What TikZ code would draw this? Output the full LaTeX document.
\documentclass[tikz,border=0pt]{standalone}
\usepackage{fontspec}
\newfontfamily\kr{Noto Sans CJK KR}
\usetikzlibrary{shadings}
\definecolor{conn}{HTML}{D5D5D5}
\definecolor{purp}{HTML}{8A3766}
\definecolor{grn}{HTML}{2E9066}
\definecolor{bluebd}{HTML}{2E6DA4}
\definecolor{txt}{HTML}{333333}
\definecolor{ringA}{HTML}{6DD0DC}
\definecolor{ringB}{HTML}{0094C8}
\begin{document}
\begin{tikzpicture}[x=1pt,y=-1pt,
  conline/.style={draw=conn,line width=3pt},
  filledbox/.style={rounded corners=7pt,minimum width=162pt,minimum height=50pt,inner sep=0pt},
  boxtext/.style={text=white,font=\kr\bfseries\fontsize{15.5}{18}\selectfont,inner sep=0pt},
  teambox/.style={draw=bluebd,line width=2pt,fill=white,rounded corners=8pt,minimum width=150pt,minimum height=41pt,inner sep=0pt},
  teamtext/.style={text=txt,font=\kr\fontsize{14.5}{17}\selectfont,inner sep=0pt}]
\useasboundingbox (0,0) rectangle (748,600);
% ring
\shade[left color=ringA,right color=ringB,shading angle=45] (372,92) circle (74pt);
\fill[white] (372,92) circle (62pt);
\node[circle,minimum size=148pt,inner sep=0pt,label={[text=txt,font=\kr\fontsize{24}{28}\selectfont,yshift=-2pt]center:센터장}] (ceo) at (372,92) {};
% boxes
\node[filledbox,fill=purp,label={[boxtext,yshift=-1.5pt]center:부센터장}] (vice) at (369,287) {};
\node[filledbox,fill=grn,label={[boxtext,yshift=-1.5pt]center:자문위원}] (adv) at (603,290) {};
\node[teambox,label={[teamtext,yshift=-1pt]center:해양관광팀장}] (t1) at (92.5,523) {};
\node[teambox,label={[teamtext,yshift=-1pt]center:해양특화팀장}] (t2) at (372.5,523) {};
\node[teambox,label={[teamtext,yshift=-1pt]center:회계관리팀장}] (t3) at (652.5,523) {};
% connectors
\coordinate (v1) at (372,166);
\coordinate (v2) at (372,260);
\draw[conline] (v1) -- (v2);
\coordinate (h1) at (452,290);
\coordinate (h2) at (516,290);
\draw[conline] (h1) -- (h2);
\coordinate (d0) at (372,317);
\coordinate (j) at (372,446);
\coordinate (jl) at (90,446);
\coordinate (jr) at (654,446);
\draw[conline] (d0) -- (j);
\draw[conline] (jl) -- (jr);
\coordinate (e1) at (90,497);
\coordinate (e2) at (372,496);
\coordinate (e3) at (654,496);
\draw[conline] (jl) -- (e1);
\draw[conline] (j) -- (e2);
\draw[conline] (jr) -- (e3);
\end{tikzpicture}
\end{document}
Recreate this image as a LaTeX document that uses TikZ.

★ ★ ★ ★ ★ ★ ★

**PROBLEM DETAILS**
The records above should be restated word for word, please.

**WRITTEN SOLUTION**
What TikZ code would draw this? Output the full LaTeX document.
\documentclass[tikz,border=0pt]{standalone}
\usepackage{fontspec}
\newfontfamily\kr{Noto Sans CJK KR}
\usetikzlibrary{shadings}
\definecolor{conn}{HTML}{D5D5D5}
\definecolor{purp}{HTML}{8A3766}
\definecolor{grn}{HTML}{2E9066}
\definecolor{bluebd}{HTML}{2E6DA4}
\definecolor{txt}{HTML}{333333}
\definecolor{ringA}{HTML}{6DD0DC}
\definecolor{ringB}{HTML}{0094C8}
\begin{document}
\begin{tikzpicture}[x=1pt,y=-1pt,
  conline/.style={draw=conn,line width=3pt},
  filledbox/.style={rounded corners=7pt,minimum width=162pt,minimum height=50pt,inner sep=0pt},
  boxtext/.style={text=white,font=\kr\bfseries\fontsize{15.5}{18}\selectfont,inner sep=0pt},
  teambox/.style={draw=bluebd,line width=2pt,fill=white,rounded corners=8pt,minimum width=150pt,minimum height=41pt,inner sep=0pt},
  teamtext/.style={text=txt,font=\kr\fontsize{14.5}{17}\selectfont,inner sep=0pt}]
\useasboundingbox (0,0) rectangle (748,600);
% ring
\shade[left color=ringA,right color=ringB,shading angle=45] (372,92) circle (74pt);
\fill[white] (372,92) circle (62pt);
\node[circle,minimum size=148pt,inner sep=0pt,label={[text=txt,font=\kr\fontsize{24}{28}\selectfont,yshift=-2pt]center:센터장}] (ceo) at (372,92) {};
% boxes
\node[filledbox,fill=purp,label={[boxtext,yshift=-1.5pt]center:부센터장}] (vice) at (369,287) {};
\node[filledbox,fill=grn,label={[boxtext,yshift=-1.5pt]center:자문위원}] (adv) at (603,290) {};
\node[teambox,label={[teamtext,yshift=-1pt]center:해양관광팀장}] (t1) at (92.5,523) {};
\node[teambox,label={[teamtext,yshift=-1pt]center:해양특화팀장}] (t2) at (372.5,523) {};
\node[teambox,label={[teamtext,yshift=-1pt]center:회계관리팀장}] (t3) at (652.5,523) {};
% connectors
\coordinate (v1) at (372,166);
\coordinate (v2) at (372,260);
\draw[conline] (v1) -- (v2);
\coordinate (h1) at (452,290);
\coordinate (h2) at (516,290);
\draw[conline] (h1) -- (h2);
\coordinate (d0) at (372,317);
\coordinate (j) at (372,446);
\coordinate (jl) at (90,446);
\coordinate (jr) at (654,446);
\draw[conline] (d0) -- (j);
\draw[conline] (jl) -- (jr);
\coordinate (e1) at (90,497);
\coordinate (e2) at (372,496);
\coordinate (e3) at (654,496);
\draw[conline] (jl) -- (e1);
\draw[conline] (j) -- (e2);
\draw[conline] (jr) -- (e3);
\end{tikzpicture}
\end{document}
Recreate this image as a LaTeX document that uses TikZ.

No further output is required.